> Instruction:
Copy the lines below as they are; omit the images they contain.

# Start of Data lines

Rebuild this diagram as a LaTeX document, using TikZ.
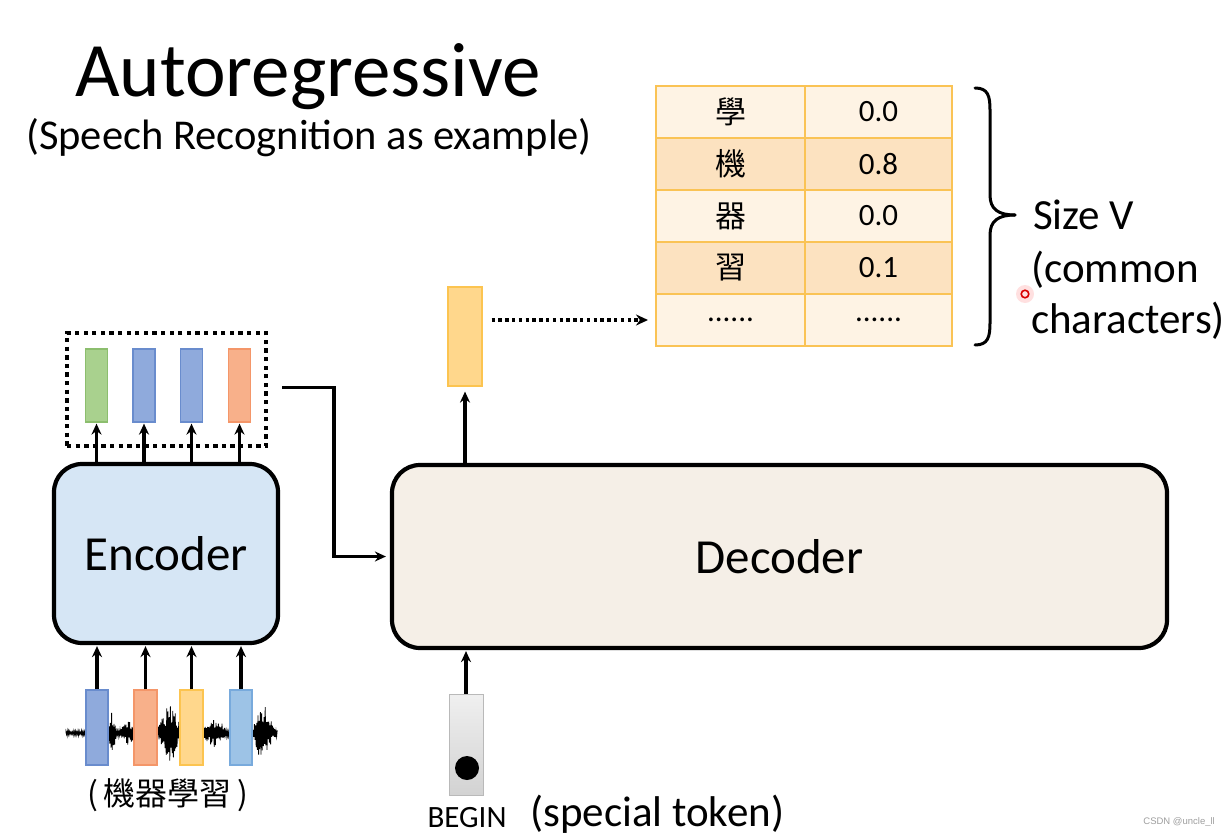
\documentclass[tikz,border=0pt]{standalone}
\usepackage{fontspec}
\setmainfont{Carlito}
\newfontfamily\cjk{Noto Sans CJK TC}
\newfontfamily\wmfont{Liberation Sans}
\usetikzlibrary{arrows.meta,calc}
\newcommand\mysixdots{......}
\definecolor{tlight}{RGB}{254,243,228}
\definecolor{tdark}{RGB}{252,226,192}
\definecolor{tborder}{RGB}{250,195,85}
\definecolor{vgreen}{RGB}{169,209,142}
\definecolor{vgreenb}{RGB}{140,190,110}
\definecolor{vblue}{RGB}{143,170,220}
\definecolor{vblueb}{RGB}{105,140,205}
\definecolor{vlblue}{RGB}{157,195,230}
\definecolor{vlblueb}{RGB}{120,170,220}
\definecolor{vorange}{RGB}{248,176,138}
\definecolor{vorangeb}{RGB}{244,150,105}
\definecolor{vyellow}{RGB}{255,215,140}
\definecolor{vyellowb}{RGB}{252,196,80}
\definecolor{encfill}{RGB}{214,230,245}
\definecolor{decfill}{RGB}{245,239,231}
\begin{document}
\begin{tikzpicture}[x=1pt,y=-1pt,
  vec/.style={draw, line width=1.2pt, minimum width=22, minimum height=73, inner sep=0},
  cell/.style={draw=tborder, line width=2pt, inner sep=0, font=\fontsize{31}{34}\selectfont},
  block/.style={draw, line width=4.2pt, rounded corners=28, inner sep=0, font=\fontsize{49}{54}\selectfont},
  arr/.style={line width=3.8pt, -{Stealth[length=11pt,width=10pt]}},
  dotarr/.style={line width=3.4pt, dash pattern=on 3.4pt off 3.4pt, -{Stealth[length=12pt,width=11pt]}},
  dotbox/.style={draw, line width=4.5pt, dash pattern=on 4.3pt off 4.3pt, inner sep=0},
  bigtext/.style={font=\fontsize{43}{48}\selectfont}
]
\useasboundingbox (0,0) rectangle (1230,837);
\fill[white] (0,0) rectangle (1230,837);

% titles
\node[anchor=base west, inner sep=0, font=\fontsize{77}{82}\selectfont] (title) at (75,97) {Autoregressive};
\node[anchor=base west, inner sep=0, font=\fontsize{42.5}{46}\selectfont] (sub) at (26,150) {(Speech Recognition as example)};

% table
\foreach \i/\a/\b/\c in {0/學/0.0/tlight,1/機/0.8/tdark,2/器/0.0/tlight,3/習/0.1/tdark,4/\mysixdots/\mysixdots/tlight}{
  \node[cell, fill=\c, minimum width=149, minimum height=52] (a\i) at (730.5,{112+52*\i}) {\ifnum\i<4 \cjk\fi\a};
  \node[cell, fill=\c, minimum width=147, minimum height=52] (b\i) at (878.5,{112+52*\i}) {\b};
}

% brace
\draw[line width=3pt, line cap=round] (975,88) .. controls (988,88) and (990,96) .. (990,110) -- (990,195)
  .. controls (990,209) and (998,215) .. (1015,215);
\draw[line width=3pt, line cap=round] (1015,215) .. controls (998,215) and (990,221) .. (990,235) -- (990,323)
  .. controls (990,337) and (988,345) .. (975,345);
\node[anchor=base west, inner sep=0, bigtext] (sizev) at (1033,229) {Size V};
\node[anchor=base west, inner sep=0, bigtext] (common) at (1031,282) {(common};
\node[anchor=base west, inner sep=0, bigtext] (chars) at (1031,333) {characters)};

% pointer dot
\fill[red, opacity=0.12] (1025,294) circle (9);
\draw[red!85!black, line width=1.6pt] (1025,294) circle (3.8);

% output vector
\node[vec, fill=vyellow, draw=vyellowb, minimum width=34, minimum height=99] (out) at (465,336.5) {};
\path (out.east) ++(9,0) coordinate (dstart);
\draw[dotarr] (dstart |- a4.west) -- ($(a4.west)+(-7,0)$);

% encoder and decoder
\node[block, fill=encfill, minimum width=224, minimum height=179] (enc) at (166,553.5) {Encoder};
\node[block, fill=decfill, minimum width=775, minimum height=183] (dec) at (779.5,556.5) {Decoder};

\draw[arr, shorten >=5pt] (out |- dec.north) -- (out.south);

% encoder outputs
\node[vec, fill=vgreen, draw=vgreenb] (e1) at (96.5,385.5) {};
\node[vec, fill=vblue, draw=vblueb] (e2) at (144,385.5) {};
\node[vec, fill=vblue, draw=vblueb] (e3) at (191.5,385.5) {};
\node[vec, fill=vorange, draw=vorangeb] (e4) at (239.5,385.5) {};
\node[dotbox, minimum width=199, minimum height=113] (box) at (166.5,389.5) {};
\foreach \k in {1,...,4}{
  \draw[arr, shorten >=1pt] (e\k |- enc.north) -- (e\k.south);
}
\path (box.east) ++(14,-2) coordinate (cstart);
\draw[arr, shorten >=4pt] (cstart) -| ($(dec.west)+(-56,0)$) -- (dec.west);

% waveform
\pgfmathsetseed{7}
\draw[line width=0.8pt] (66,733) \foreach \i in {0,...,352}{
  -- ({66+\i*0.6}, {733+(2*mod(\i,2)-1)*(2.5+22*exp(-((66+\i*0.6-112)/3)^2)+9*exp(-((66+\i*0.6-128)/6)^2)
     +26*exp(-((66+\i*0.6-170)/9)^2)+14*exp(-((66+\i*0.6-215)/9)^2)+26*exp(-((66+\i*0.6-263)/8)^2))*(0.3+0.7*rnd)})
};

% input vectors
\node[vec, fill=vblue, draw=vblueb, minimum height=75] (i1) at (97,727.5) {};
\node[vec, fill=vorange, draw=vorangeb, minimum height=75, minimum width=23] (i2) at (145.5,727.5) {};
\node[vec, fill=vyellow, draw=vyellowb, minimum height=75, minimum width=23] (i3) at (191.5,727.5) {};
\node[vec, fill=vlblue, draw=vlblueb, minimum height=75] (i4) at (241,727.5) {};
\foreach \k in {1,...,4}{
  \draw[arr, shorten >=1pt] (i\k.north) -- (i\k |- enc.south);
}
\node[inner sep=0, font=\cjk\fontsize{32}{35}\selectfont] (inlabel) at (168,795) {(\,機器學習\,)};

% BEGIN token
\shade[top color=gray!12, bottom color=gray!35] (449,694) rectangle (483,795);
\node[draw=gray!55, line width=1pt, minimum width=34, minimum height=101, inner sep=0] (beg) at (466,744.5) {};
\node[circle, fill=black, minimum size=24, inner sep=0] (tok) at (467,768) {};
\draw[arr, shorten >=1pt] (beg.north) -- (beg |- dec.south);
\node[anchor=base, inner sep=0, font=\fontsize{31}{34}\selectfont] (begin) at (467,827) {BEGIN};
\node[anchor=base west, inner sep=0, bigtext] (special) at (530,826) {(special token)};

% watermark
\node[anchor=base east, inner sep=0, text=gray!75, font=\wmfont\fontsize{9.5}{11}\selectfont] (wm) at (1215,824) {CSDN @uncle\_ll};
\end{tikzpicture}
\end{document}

# End of Data lines

> The reply:
Rebuild this diagram as a LaTeX document, using TikZ.
\documentclass[tikz,border=0pt]{standalone}
\usepackage{fontspec}
\setmainfont{Carlito}
\newfontfamily\cjk{Noto Sans CJK TC}
\newfontfamily\wmfont{Liberation Sans}
\usetikzlibrary{arrows.meta,calc}
\newcommand\mysixdots{......}
\definecolor{tlight}{RGB}{254,243,228}
\definecolor{tdark}{RGB}{252,226,192}
\definecolor{tborder}{RGB}{250,195,85}
\definecolor{vgreen}{RGB}{169,209,142}
\definecolor{vgreenb}{RGB}{140,190,110}
\definecolor{vblue}{RGB}{143,170,220}
\definecolor{vblueb}{RGB}{105,140,205}
\definecolor{vlblue}{RGB}{157,195,230}
\definecolor{vlblueb}{RGB}{120,170,220}
\definecolor{vorange}{RGB}{248,176,138}
\definecolor{vorangeb}{RGB}{244,150,105}
\definecolor{vyellow}{RGB}{255,215,140}
\definecolor{vyellowb}{RGB}{252,196,80}
\definecolor{encfill}{RGB}{214,230,245}
\definecolor{decfill}{RGB}{245,239,231}
\begin{document}
\begin{tikzpicture}[x=1pt,y=-1pt,
  vec/.style={draw, line width=1.2pt, minimum width=22, minimum height=73, inner sep=0},
  cell/.style={draw=tborder, line width=2pt, inner sep=0, font=\fontsize{31}{34}\selectfont},
  block/.style={draw, line width=4.2pt, rounded corners=28, inner sep=0, font=\fontsize{49}{54}\selectfont},
  arr/.style={line width=3.8pt, -{Stealth[length=11pt,width=10pt]}},
  dotarr/.style={line width=3.4pt, dash pattern=on 3.4pt off 3.4pt, -{Stealth[length=12pt,width=11pt]}},
  dotbox/.style={draw, line width=4.5pt, dash pattern=on 4.3pt off 4.3pt, inner sep=0},
  bigtext/.style={font=\fontsize{43}{48}\selectfont}
]
\useasboundingbox (0,0) rectangle (1230,837);
\fill[white] (0,0) rectangle (1230,837);

% titles
\node[anchor=base west, inner sep=0, font=\fontsize{77}{82}\selectfont] (title) at (75,97) {Autoregressive};
\node[anchor=base west, inner sep=0, font=\fontsize{42.5}{46}\selectfont] (sub) at (26,150) {(Speech Recognition as example)};

% table
\foreach \i/\a/\b/\c in {0/學/0.0/tlight,1/機/0.8/tdark,2/器/0.0/tlight,3/習/0.1/tdark,4/\mysixdots/\mysixdots/tlight}{
  \node[cell, fill=\c, minimum width=149, minimum height=52] (a\i) at (730.5,{112+52*\i}) {\ifnum\i<4 \cjk\fi\a};
  \node[cell, fill=\c, minimum width=147, minimum height=52] (b\i) at (878.5,{112+52*\i}) {\b};
}

% brace
\draw[line width=3pt, line cap=round] (975,88) .. controls (988,88) and (990,96) .. (990,110) -- (990,195)
  .. controls (990,209) and (998,215) .. (1015,215);
\draw[line width=3pt, line cap=round] (1015,215) .. controls (998,215) and (990,221) .. (990,235) -- (990,323)
  .. controls (990,337) and (988,345) .. (975,345);
\node[anchor=base west, inner sep=0, bigtext] (sizev) at (1033,229) {Size V};
\node[anchor=base west, inner sep=0, bigtext] (common) at (1031,282) {(common};
\node[anchor=base west, inner sep=0, bigtext] (chars) at (1031,333) {characters)};

% pointer dot
\fill[red, opacity=0.12] (1025,294) circle (9);
\draw[red!85!black, line width=1.6pt] (1025,294) circle (3.8);

% output vector
\node[vec, fill=vyellow, draw=vyellowb, minimum width=34, minimum height=99] (out) at (465,336.5) {};
\path (out.east) ++(9,0) coordinate (dstart);
\draw[dotarr] (dstart |- a4.west) -- ($(a4.west)+(-7,0)$);

% encoder and decoder
\node[block, fill=encfill, minimum width=224, minimum height=179] (enc) at (166,553.5) {Encoder};
\node[block, fill=decfill, minimum width=775, minimum height=183] (dec) at (779.5,556.5) {Decoder};

\draw[arr, shorten >=5pt] (out |- dec.north) -- (out.south);

% encoder outputs
\node[vec, fill=vgreen, draw=vgreenb] (e1) at (96.5,385.5) {};
\node[vec, fill=vblue, draw=vblueb] (e2) at (144,385.5) {};
\node[vec, fill=vblue, draw=vblueb] (e3) at (191.5,385.5) {};
\node[vec, fill=vorange, draw=vorangeb] (e4) at (239.5,385.5) {};
\node[dotbox, minimum width=199, minimum height=113] (box) at (166.5,389.5) {};
\foreach \k in {1,...,4}{
  \draw[arr, shorten >=1pt] (e\k |- enc.north) -- (e\k.south);
}
\path (box.east) ++(14,-2) coordinate (cstart);
\draw[arr, shorten >=4pt] (cstart) -| ($(dec.west)+(-56,0)$) -- (dec.west);

% waveform
\pgfmathsetseed{7}
\draw[line width=0.8pt] (66,733) \foreach \i in {0,...,352}{
  -- ({66+\i*0.6}, {733+(2*mod(\i,2)-1)*(2.5+22*exp(-((66+\i*0.6-112)/3)^2)+9*exp(-((66+\i*0.6-128)/6)^2)
     +26*exp(-((66+\i*0.6-170)/9)^2)+14*exp(-((66+\i*0.6-215)/9)^2)+26*exp(-((66+\i*0.6-263)/8)^2))*(0.3+0.7*rnd)})
};

% input vectors
\node[vec, fill=vblue, draw=vblueb, minimum height=75] (i1) at (97,727.5) {};
\node[vec, fill=vorange, draw=vorangeb, minimum height=75, minimum width=23] (i2) at (145.5,727.5) {};
\node[vec, fill=vyellow, draw=vyellowb, minimum height=75, minimum width=23] (i3) at (191.5,727.5) {};
\node[vec, fill=vlblue, draw=vlblueb, minimum height=75] (i4) at (241,727.5) {};
\foreach \k in {1,...,4}{
  \draw[arr, shorten >=1pt] (i\k.north) -- (i\k |- enc.south);
}
\node[inner sep=0, font=\cjk\fontsize{32}{35}\selectfont] (inlabel) at (168,795) {(\,機器學習\,)};

% BEGIN token
\shade[top color=gray!12, bottom color=gray!35] (449,694) rectangle (483,795);
\node[draw=gray!55, line width=1pt, minimum width=34, minimum height=101, inner sep=0] (beg) at (466,744.5) {};
\node[circle, fill=black, minimum size=24, inner sep=0] (tok) at (467,768) {};
\draw[arr, shorten >=1pt] (beg.north) -- (beg |- dec.south);
\node[anchor=base, inner sep=0, font=\fontsize{31}{34}\selectfont] (begin) at (467,827) {BEGIN};
\node[anchor=base west, inner sep=0, bigtext] (special) at (530,826) {(special token)};

% watermark
\node[anchor=base east, inner sep=0, text=gray!75, font=\wmfont\fontsize{9.5}{11}\selectfont] (wm) at (1215,824) {CSDN @uncle\_ll};
\end{tikzpicture}
\end{document}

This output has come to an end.